▶ [WHAT NEEDS TO BE DONE]
Copy down all of the data underneath, exactly as shown.

▶ [MATERIAL]

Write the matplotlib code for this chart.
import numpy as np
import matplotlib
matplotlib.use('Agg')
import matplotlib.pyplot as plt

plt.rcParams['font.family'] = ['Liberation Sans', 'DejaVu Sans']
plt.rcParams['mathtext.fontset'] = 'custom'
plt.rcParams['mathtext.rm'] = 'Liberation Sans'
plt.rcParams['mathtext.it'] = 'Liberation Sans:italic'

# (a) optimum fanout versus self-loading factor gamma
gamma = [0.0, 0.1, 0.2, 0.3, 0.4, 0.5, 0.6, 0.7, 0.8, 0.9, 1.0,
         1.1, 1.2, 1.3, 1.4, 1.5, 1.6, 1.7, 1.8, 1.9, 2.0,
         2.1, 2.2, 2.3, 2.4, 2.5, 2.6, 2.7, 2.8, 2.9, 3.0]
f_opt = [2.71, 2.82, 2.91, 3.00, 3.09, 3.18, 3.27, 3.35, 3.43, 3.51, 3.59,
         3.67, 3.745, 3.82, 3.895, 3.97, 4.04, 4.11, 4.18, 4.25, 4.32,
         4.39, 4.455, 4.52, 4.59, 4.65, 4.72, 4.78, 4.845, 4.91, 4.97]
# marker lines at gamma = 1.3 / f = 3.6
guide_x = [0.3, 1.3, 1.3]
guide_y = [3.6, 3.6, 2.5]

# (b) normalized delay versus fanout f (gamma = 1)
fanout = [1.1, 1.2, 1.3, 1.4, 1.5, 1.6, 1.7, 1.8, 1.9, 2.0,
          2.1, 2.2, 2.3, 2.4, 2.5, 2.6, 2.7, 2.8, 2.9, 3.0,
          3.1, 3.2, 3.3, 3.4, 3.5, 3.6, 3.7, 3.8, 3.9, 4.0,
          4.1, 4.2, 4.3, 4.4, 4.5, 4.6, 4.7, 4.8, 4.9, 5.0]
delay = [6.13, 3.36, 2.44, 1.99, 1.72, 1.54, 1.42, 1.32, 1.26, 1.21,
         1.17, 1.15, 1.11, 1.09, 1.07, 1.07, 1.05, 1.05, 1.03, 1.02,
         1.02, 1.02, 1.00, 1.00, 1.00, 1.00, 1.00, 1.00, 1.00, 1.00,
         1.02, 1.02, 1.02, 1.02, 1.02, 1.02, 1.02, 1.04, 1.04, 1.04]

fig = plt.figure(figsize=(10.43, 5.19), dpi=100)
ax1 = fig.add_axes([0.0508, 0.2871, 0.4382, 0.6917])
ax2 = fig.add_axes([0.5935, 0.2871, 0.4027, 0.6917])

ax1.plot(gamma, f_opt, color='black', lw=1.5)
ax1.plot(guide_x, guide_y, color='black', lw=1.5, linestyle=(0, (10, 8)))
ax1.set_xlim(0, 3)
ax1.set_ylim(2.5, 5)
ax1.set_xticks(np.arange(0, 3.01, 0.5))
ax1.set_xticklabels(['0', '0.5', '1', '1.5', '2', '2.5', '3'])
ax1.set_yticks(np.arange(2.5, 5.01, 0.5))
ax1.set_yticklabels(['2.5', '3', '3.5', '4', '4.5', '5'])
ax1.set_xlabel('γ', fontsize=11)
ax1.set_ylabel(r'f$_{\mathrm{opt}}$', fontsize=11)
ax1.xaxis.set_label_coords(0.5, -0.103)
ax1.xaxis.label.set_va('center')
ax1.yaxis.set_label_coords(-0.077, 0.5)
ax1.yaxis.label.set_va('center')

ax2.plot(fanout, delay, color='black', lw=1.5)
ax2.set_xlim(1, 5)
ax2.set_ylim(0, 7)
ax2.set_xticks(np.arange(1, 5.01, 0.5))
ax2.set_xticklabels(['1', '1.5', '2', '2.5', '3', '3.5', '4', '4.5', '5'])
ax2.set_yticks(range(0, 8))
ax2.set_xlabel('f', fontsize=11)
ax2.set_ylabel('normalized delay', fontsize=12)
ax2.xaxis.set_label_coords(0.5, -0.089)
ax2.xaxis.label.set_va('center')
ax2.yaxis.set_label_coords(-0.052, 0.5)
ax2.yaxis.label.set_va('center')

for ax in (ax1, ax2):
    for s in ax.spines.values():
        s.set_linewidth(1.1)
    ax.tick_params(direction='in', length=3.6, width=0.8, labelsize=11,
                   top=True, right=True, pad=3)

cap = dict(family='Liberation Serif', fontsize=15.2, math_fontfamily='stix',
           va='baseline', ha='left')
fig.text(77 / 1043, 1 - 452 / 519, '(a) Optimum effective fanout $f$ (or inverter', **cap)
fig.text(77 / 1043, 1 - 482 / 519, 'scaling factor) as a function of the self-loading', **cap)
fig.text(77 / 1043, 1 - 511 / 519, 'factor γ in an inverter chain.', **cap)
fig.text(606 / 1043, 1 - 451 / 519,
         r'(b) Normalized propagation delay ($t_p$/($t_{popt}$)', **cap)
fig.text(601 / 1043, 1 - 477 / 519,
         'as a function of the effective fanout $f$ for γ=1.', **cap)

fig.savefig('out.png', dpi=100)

▶ [OUTPUT FOR THIS EXERCISE]
Write the matplotlib code for this chart.
import numpy as np
import matplotlib
matplotlib.use('Agg')
import matplotlib.pyplot as plt

plt.rcParams['font.family'] = ['Liberation Sans', 'DejaVu Sans']
plt.rcParams['mathtext.fontset'] = 'custom'
plt.rcParams['mathtext.rm'] = 'Liberation Sans'
plt.rcParams['mathtext.it'] = 'Liberation Sans:italic'

# (a) optimum fanout versus self-loading factor gamma
gamma = [0.0, 0.1, 0.2, 0.3, 0.4, 0.5, 0.6, 0.7, 0.8, 0.9, 1.0,
         1.1, 1.2, 1.3, 1.4, 1.5, 1.6, 1.7, 1.8, 1.9, 2.0,
         2.1, 2.2, 2.3, 2.4, 2.5, 2.6, 2.7, 2.8, 2.9, 3.0]
f_opt = [2.71, 2.82, 2.91, 3.00, 3.09, 3.18, 3.27, 3.35, 3.43, 3.51, 3.59,
         3.67, 3.745, 3.82, 3.895, 3.97, 4.04, 4.11, 4.18, 4.25, 4.32,
         4.39, 4.455, 4.52, 4.59, 4.65, 4.72, 4.78, 4.845, 4.91, 4.97]
# marker lines at gamma = 1.3 / f = 3.6
guide_x = [0.3, 1.3, 1.3]
guide_y = [3.6, 3.6, 2.5]

# (b) normalized delay versus fanout f (gamma = 1)
fanout = [1.1, 1.2, 1.3, 1.4, 1.5, 1.6, 1.7, 1.8, 1.9, 2.0,
          2.1, 2.2, 2.3, 2.4, 2.5, 2.6, 2.7, 2.8, 2.9, 3.0,
          3.1, 3.2, 3.3, 3.4, 3.5, 3.6, 3.7, 3.8, 3.9, 4.0,
          4.1, 4.2, 4.3, 4.4, 4.5, 4.6, 4.7, 4.8, 4.9, 5.0]
delay = [6.13, 3.36, 2.44, 1.99, 1.72, 1.54, 1.42, 1.32, 1.26, 1.21,
         1.17, 1.15, 1.11, 1.09, 1.07, 1.07, 1.05, 1.05, 1.03, 1.02,
         1.02, 1.02, 1.00, 1.00, 1.00, 1.00, 1.00, 1.00, 1.00, 1.00,
         1.02, 1.02, 1.02, 1.02, 1.02, 1.02, 1.02, 1.04, 1.04, 1.04]

fig = plt.figure(figsize=(10.43, 5.19), dpi=100)
ax1 = fig.add_axes([0.0508, 0.2871, 0.4382, 0.6917])
ax2 = fig.add_axes([0.5935, 0.2871, 0.4027, 0.6917])

ax1.plot(gamma, f_opt, color='black', lw=1.5)
ax1.plot(guide_x, guide_y, color='black', lw=1.5, linestyle=(0, (10, 8)))
ax1.set_xlim(0, 3)
ax1.set_ylim(2.5, 5)
ax1.set_xticks(np.arange(0, 3.01, 0.5))
ax1.set_xticklabels(['0', '0.5', '1', '1.5', '2', '2.5', '3'])
ax1.set_yticks(np.arange(2.5, 5.01, 0.5))
ax1.set_yticklabels(['2.5', '3', '3.5', '4', '4.5', '5'])
ax1.set_xlabel('γ', fontsize=11)
ax1.set_ylabel(r'f$_{\mathrm{opt}}$', fontsize=11)
ax1.xaxis.set_label_coords(0.5, -0.103)
ax1.xaxis.label.set_va('center')
ax1.yaxis.set_label_coords(-0.077, 0.5)
ax1.yaxis.label.set_va('center')

ax2.plot(fanout, delay, color='black', lw=1.5)
ax2.set_xlim(1, 5)
ax2.set_ylim(0, 7)
ax2.set_xticks(np.arange(1, 5.01, 0.5))
ax2.set_xticklabels(['1', '1.5', '2', '2.5', '3', '3.5', '4', '4.5', '5'])
ax2.set_yticks(range(0, 8))
ax2.set_xlabel('f', fontsize=11)
ax2.set_ylabel('normalized delay', fontsize=12)
ax2.xaxis.set_label_coords(0.5, -0.089)
ax2.xaxis.label.set_va('center')
ax2.yaxis.set_label_coords(-0.052, 0.5)
ax2.yaxis.label.set_va('center')

for ax in (ax1, ax2):
    for s in ax.spines.values():
        s.set_linewidth(1.1)
    ax.tick_params(direction='in', length=3.6, width=0.8, labelsize=11,
                   top=True, right=True, pad=3)

cap = dict(family='Liberation Serif', fontsize=15.2, math_fontfamily='stix',
           va='baseline', ha='left')
fig.text(77 / 1043, 1 - 452 / 519, '(a) Optimum effective fanout $f$ (or inverter', **cap)
fig.text(77 / 1043, 1 - 482 / 519, 'scaling factor) as a function of the self-loading', **cap)
fig.text(77 / 1043, 1 - 511 / 519, 'factor γ in an inverter chain.', **cap)
fig.text(606 / 1043, 1 - 451 / 519,
         r'(b) Normalized propagation delay ($t_p$/($t_{popt}$)', **cap)
fig.text(601 / 1043, 1 - 477 / 519,
         'as a function of the effective fanout $f$ for γ=1.', **cap)

fig.savefig('out.png', dpi=100)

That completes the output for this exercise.